The book contains explanations for many familiar superstitions but also some unfamiliar ones, for instance, Max documents how the humble window blind has its origins in Norse mythology and an acorn.

In Norse mythology it is said, Thor once sheltered under an oak tree during a storm. From this event grew the mythology that the oak tree had special protective powers and by connection so did it’s fruit the acorn, the national progression of this was that acorns because of their protective associations were placed on window sills to protect the house from sustaining damage from lightening during a storm. The acorn on the window sill superstition continued through, albeit symbolically, in the sometimes acorn shaped object found at the end of some window blinds.

A more gory superstition involves the seemingly tame, (as long as the broken glass does no damage), custom of christening a ship with a bottle of champagne or wine. The custom can be traced back to ancient times when part of protecting a ship on its voyage was to smear it with sacrificial animal blood to appease the gods of the sea like Neptune/Poseidon. Now, of course the custom is a more genteel process of smashing a bottle of red wine symbolising the blood.

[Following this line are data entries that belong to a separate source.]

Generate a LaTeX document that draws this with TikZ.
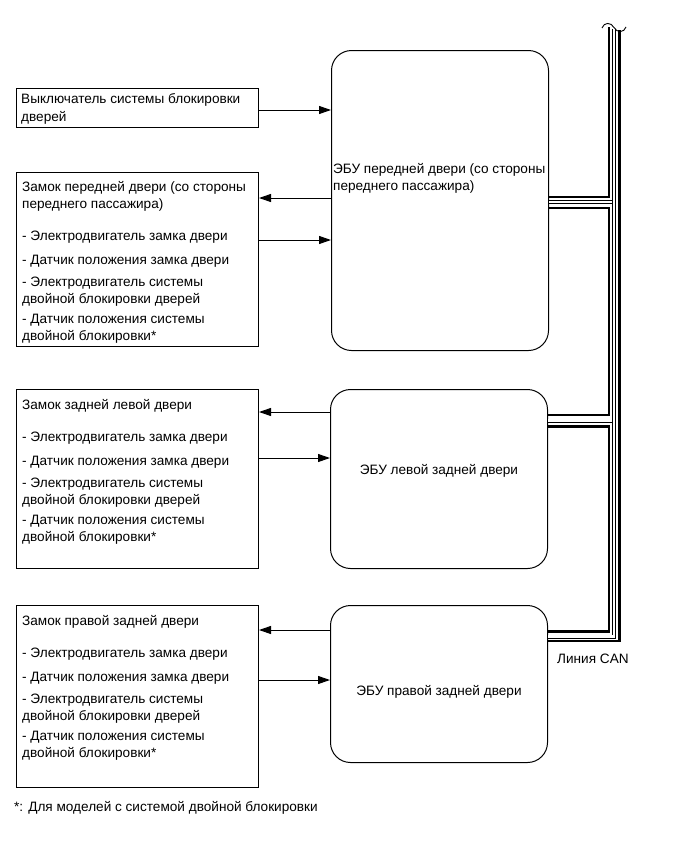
\documentclass[tikz,border=0pt]{standalone}
\usepackage{fontspec}
\setmainfont{Liberation Sans}
\usepackage{tikz}
\usetikzlibrary{calc,positioning,arrows.meta}

\begin{document}
\begin{tikzpicture}[x=1pt, y=-1pt,
  box/.style={draw, rectangle, line width=1pt, anchor=north west, inner sep=0pt, minimum width=242pt},
  ecu/.style={draw, rectangle, rounded corners=20pt, line width=1pt, anchor=north west, inner sep=0pt, minimum width=217pt},
  txt/.style={anchor=north west, align=left, inner sep=0pt, font=\fontsize{13.6}{17}\selectfont},
  sig/.style={line width=1pt, -{Triangle[length=12pt, width=8pt]}},
  canthick/.style={line width=2.8pt},
  canpair/.style={double, double distance=2.6pt, line width=0.7pt}]
  \useasboundingbox (0,0) rectangle (689,846);

  % door lock switch
  \node[box, minimum height=39pt] (switch) at (16,88) {};
  \node[txt] (switchtxt) at (21,93) {Выключатель системы блокировки\\[1pt]дверей};

  % front door (passenger side)
  \node[ecu, minimum height=300pt] (ecuF) at (331,50) {};
  \node[txt] (ecuFtxt) at (333,163) {ЭБУ передней двери (со стороны\\переднего пассажира)};
  \node[box, minimum height=174pt] (lockF) at (16,172) {};
  \node[txt] (lockFtxt) at (22,181) {Замок передней двери (со стороны\\переднего пассажира)\\[15pt]
    - Электродвигатель замка двери\\[7pt]
    - Датчик положения замка двери\\[5pt]
    - Электродвигатель системы\\двойной блокировки дверей\\[3pt]
    - Датчик положения системы\\двойной блокировки*};

  % rear left door
  \node[ecu, minimum height=179pt] (ecuL) at (330,389) {};
  \node[anchor=center, inner sep=0pt, font=\fontsize{13.6}{17}\selectfont] (ecuLtxt) at ([yshift=8pt]ecuL.center) {ЭБУ левой задней двери};
  \node[box, minimum height=179pt] (lockL) at (16,389) {};
  \node[txt] (lockLtxt) at (22,399) {Замок задней левой двери\\[15pt]
    - Электродвигатель замка двери\\[7pt]
    - Датчик положения замка двери\\[5pt]
    - Электродвигатель системы\\двойной блокировки дверей\\[3pt]
    - Датчик положения системы\\двойной блокировки*};

  % rear right door
  \node[ecu, minimum height=157pt] (ecuR) at (330,605) {};
  \node[anchor=center, inner sep=0pt, font=\fontsize{13.6}{17}\selectfont] (ecuRtxt) at ([yshift=-8pt]ecuR.center) {ЭБУ правой задней двери};
  \node[box, minimum height=182pt] (lockR) at (16,605) {};
  \node[txt] (lockRtxt) at (22,615) {Замок правой задней двери\\[15pt]
    - Электродвигатель замка двери\\[7pt]
    - Датчик положения замка двери\\[5pt]
    - Электродвигатель системы\\двойной блокировки дверей\\[3pt]
    - Датчик положения системы\\двойной блокировки*};

  % signals
  \draw[sig] (switch.east |- 0,110) -- (ecuF.west |- 0,110);
  \draw[sig] (ecuF.west |- 0,198) -- (lockF.east |- 0,198);
  \draw[sig] (lockF.east |- 0,240) -- (ecuF.west |- 0,240);
  \draw[sig] (ecuL.west |- 0,412) -- (lockL.east |- 0,412);
  \draw[sig] (lockL.east |- 0,458) -- (ecuL.west |- 0,458);
  \draw[sig] (ecuR.west |- 0,630) -- (lockR.east |- 0,630);
  \draw[sig] (lockR.east |- 0,680) -- (ecuR.west |- 0,680);

  % CAN line
  \coordinate (canA) at (609,27);
  \coordinate (canB) at (614,29);
  \coordinate (canC) at (619.5,30);
  \draw[canthick] (ecuF.east |- 0,197) -| (canA);
  \draw[canthick] (ecuF.east |- 0,208) -| (canA |- 0,415) -- (ecuL.east |- 0,415);
  \draw[canthick] (ecuL.east |- 0,426.5) -| (canA |- 0,631.5) -- (ecuR.east |- 0,631.5);
  \draw[canpair] (ecuF.east |- 0,202) -- (canB |- 0,202);
  \draw[canpair] (ecuL.east |- 0,420.5) -- (canB |- 0,420.5);
  \draw[canpair] (canB) -- (canB |- 0,636.5) -- (ecuR.east |- 0,636.5);
  \draw[canthick] (canC) -- (canC |- 0,641) -- (ecuR.east |- 0,641);
  \draw[line width=0.9pt] (602,28) .. controls (604,22) and (611,22) .. (614,27.5) .. controls (617,33) and (624,33) .. (626,27);
  \node[anchor=west, inner sep=0pt, font=\fontsize{13.6}{17}\selectfont] (canlbl) at (557,659) {Линия CAN};

  % footnote
  \node[anchor=west, inner sep=0pt, font=\fontsize{13.6}{17}\selectfont] (note) at (14,808) {*: Для моделей с системой двойной блокировки};
\end{tikzpicture}
\end{document}
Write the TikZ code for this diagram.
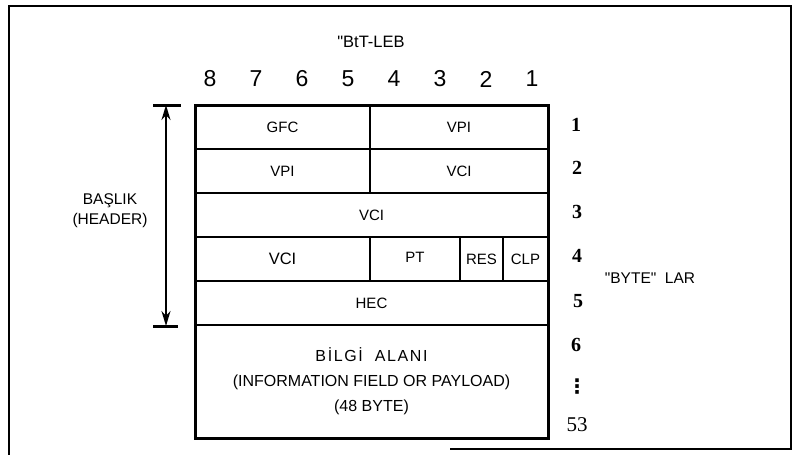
\documentclass[tikz,border=0pt]{standalone}
\usepackage{fontspec}
\setmainfont{Liberation Sans}
\newfontfamily\numfont{Liberation Serif}
\newfontfamily\symfont{DejaVu Sans}
\usepackage{tikz}
\usetikzlibrary{arrows.meta, positioning}
\tikzstyle{cell} = [rectangle, draw=black, line width=2pt, inner sep=0pt, outer sep=0pt, minimum height=44pt, text centered, font=\fontsize{15}{18}\selectfont]
\tikzstyle{tableborder} = [draw=black, line width=3pt]
\tikzstyle{bitnum} = [font=\fontsize{23}{26}\selectfont]
\tikzstyle{bytenum} = [font=\numfont\bfseries\fontsize{20}{22}\selectfont]
\tikzstyle{label} = [align=center, font=\fontsize{15.5}{20}\selectfont]
\tikzstyle{dimarrow} = [line width=2pt, {Stealth[length=15pt, width=9pt]}-{Stealth[length=15pt, width=9pt]}]
\tikzstyle{dimbar} = [line width=3pt]
\tikzstyle{frame} = [line width=2pt]

\begin{document}
\begin{tikzpicture}[x=1pt, y=-1pt]
    \useasboundingbox (0,0) rectangle (795,455);
    % Frame
    \draw [frame] (9,455) -- (9,6) -- (791,6) -- (791,449) -- (450,449);

    % Title and bit numbers
    \node (bitlabel) [font=\fontsize{16.5}{20}\selectfont] at (371,42) {\textquotedbl BtT-LEB};
    \foreach \b [count=\i from 0] in {8,7,6,5,4,3,2,1}
        \node (bit\b) [bitnum] at (210+46*\i,79) {\b};

    % Nodes
    \node (gfc) [cell, minimum width=175pt, anchor=north west] at (195,105) {GFC};
    \node (vpia) [cell, minimum width=178pt, right=0pt of gfc] {VPI};
    \node (vpib) [cell, minimum width=175pt, below right=0pt and 0pt of gfc.south west] {VPI};
    \node (vcia) [cell, minimum width=178pt, right=0pt of vpib] {VCI};
    \node (vcib) [cell, minimum width=353pt, below right=0pt and 0pt of vpib.south west] {VCI};
    \node (vcic) [cell, minimum width=175pt, below right=0pt and 0pt of vcib.south west, font=\fontsize{16.5}{18}\selectfont] {VCI};
    \node (pt) [cell, minimum width=90pt, right=0pt of vcic] {\raisebox{4pt}{PT}};
    \node (res) [cell, minimum width=43pt, right=0pt of pt] {RES};
    \node (clp) [cell, minimum width=45pt, right=0pt of res] {CLP};
    \node (hec) [cell, minimum width=353pt, below right=0pt and 0pt of vcic.south west] {HEC};
    \node (payload) [cell, minimum width=353pt, minimum height=113pt, below right=0pt and 0pt of hec.south west, align=center, font=\fontsize{16}{25}\selectfont]
        {{\addfontfeature{LetterSpace=10}BİLGİ\ \ ALANI}\\(INFORMATION FIELD OR PAYLOAD)\\(48 BYTE)};
    \draw [tableborder] (gfc.north west) rectangle (payload.south east);

    % Byte numbers
    \node (byte1) [bytenum] at (576,125) {1};
    \node (byte2) [bytenum] at (577,168) {2};
    \node (byte3) [bytenum] at (577,212) {3};
    \node (byte4) [bytenum] at (577,256) {4};
    \node (byte5) [bytenum] at (578,301) {5};
    \node (byte6) [bytenum] at (576,345) {6};
    \node (bytedots) [font=\symfont\bfseries\fontsize{20}{22}\selectfont] at (577,387) {⋮};
    \node (byte53) [font=\numfont\fontsize{21}{24}\selectfont] at (577,425) {53};
    \node (bytelabel) [label] at (650,278) {\textquotedbl BYTE\textquotedbl\ \ LAR};

    % Header
    \node (header) [label] at (110,211) {BAŞLIK\\(HEADER)};
    \coordinate (hdrtop) at (166,105);
    \coordinate (hdrbot) at (166,326);
    \draw [dimbar] ([xshift=-13pt]hdrtop) -- ([xshift=15pt]hdrtop);
    \draw [dimbar] ([xshift=-13pt]hdrbot) -- ([xshift=12pt]hdrbot);

    % Arrows
    \draw [dimarrow] (hdrtop) -- (hdrbot);
\end{tikzpicture}
\end{document}
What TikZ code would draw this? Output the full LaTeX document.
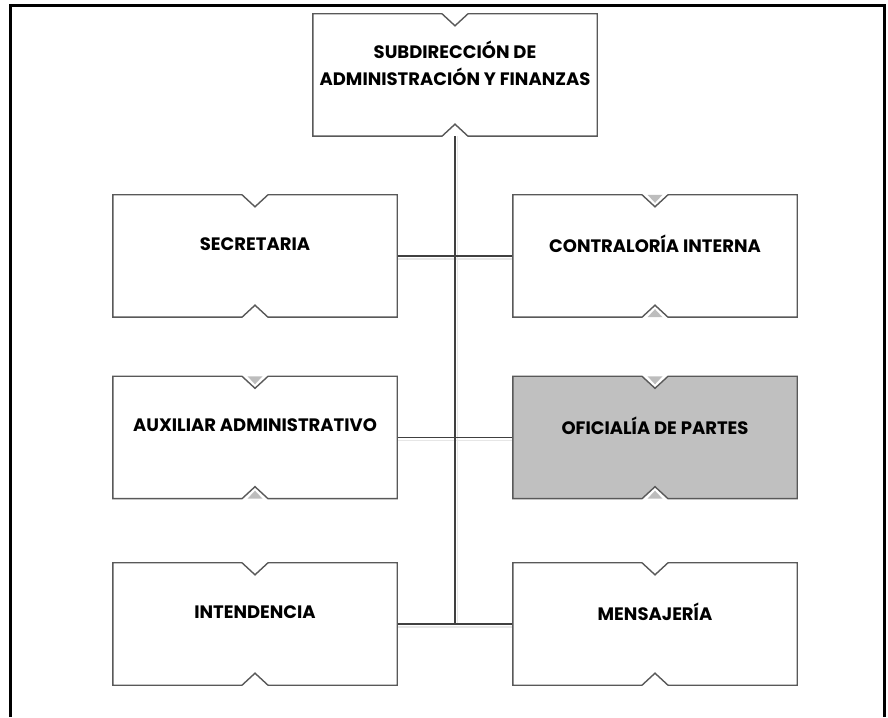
\documentclass[tikz,border=0pt]{standalone}
\usepackage{fontspec}
\setmainfont{Poppins}
\usetikzlibrary{calc}

\definecolor{edgegray}{HTML}{595959}
\definecolor{wiregray}{HTML}{404040}
\definecolor{shadegray}{HTML}{E6E6E6}
\definecolor{markgray}{HTML}{BDBDBD}
\definecolor{pickgray}{HTML}{C0C0C0}

% Notched outline of an org box: a V cut at the top centre, an inverted V at the bottom centre
\newcommand\orgoutline[2]{%
  \path[outline,fill=#2] (#1.north west) -- ([xshift=-13pt]#1.north) -- ([yshift=-12pt]#1.north)
    -- ([xshift=13pt]#1.north) -- (#1.north east) -- (#1.south east)
    -- ([xshift=13pt]#1.south) -- ([yshift=12pt]#1.south) -- ([xshift=-13pt]#1.south)
    -- (#1.south west) -- cycle;}
% Small grey triangles sitting in the notches (expand/collapse markers)
\newcommand\orgmarks[1]{%
  \fill[markgray] ([xshift=-7.5pt]#1.north) -- ([xshift=7.5pt]#1.north) -- ([yshift=-8pt]#1.north) -- cycle;
  \fill[markgray] ([xshift=-7.5pt]#1.south) -- ([xshift=7.5pt]#1.south) -- ([yshift=8pt]#1.south) -- cycle;}

\begin{document}
\begin{tikzpicture}[x=1pt,y=1pt,
  slot/.style={minimum width=284pt,minimum height=122pt,inner sep=0pt,draw=none},
  caption/.style={font=\fontsize{18}{27}\selectfont\bfseries,align=center,inner sep=0pt,text=black},
  outline/.style={draw=edgegray,line width=1.4pt,line join=miter},
  wire/.style={draw=wiregray,line width=1.3pt},
  wireshade/.style={draw=shadegray,line width=1.6pt},
]
\useasboundingbox (0,0) rectangle (888,717);
\fill[white] (0,0) rectangle (888,717);

% page frame, open at the bottom
\draw[line width=3pt,line join=miter] (10,0) -- (10,711) -- (884,711) -- (884,0);

% box positions
\node[slot] (sub) at (455,642) {};
\node[slot] (sec) at (255,461) {};
\node[slot] (con) at (655,461) {};
\node[slot] (aux) at (255,279.5) {};
\node[slot] (ofi) at (655,279.5) {};
\node[slot] (int) at (255,93) {};
\node[slot] (men) at (655,93) {};

\coordinate (trunkend) at (sub.south |- int.east);

% connector shadows
\draw[wireshade] ([xshift=2.5pt]sub.south) -- ([xshift=2.5pt]trunkend);
\foreach \l/\r in {sec/con,aux/ofi,int/men}{
  \draw[wireshade] ([yshift=-3pt]\l.east) -- ([yshift=-3pt]\r.west);
}

% connectors
\draw[wire] (sub.south) -- (trunkend);
\foreach \l/\r in {sec/con,aux/ofi,int/men}{
  \draw[wire] (\l.east) -- (\l.east -| sub.south);
  \draw[wire] (\r.west -| sub.south) -- (\r.west);
}

% boxes
\orgoutline{sub}{white}
\orgoutline{sec}{white}
\orgoutline{con}{white}
\orgoutline{aux}{white}
\orgoutline{ofi}{pickgray}
\orgoutline{int}{white}
\orgoutline{men}{white}
\orgmarks{con}
\orgmarks{aux}
\orgmarks{ofi}

% captions
\node[caption] (subtxt) at ($(sub.center)+(0,12)$) {SUBDIRECCIÓN DE\\ADMINISTRACIÓN Y FINANZAS};
\node[caption] (sectxt) at ($(sec.center)+(0,12)$) {SECRETARIA};
\node[caption] (contxt) at ($(con.center)+(0,12)$) {CONTRALORÍA INTERNA};
\node[caption] (auxtxt) at ($(aux.center)+(0,12)$) {AUXILIAR ADMINISTRATIVO};
\node[caption] (ofitxt) at ($(ofi.center)+(0,12)$) {OFICIALÍA DE PARTES};
\node[caption] (inttxt) at ($(int.center)+(0,12)$) {INTENDENCIA};
\node[caption] (mentxt) at ($(men.center)+(0,12)$) {MENSAJERÍA};
\end{tikzpicture}
\end{document}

Max says he is often amused when he asks someone if they are superstitious and they say no, then he informs them if they are wearing a wedding ring which is 100 per cent a superstition, they are superstitious! Wearing a ring on the left hand is also superstitious. This fact allowed the right hand to be free to wield a sword in more ancient times someone might be lurking to steal the bride away. Another superstition is of course saying ‘bless you’ after someone sneezes. The belief here was that when you sneezed you sneezed some of the soul out of your body!

Max’s book demonstrates that superstitions are integral to our lives even though we may not be aware of them!

‘Superstitions and why we have them’ by Max Cryer is published by Exisle publishing.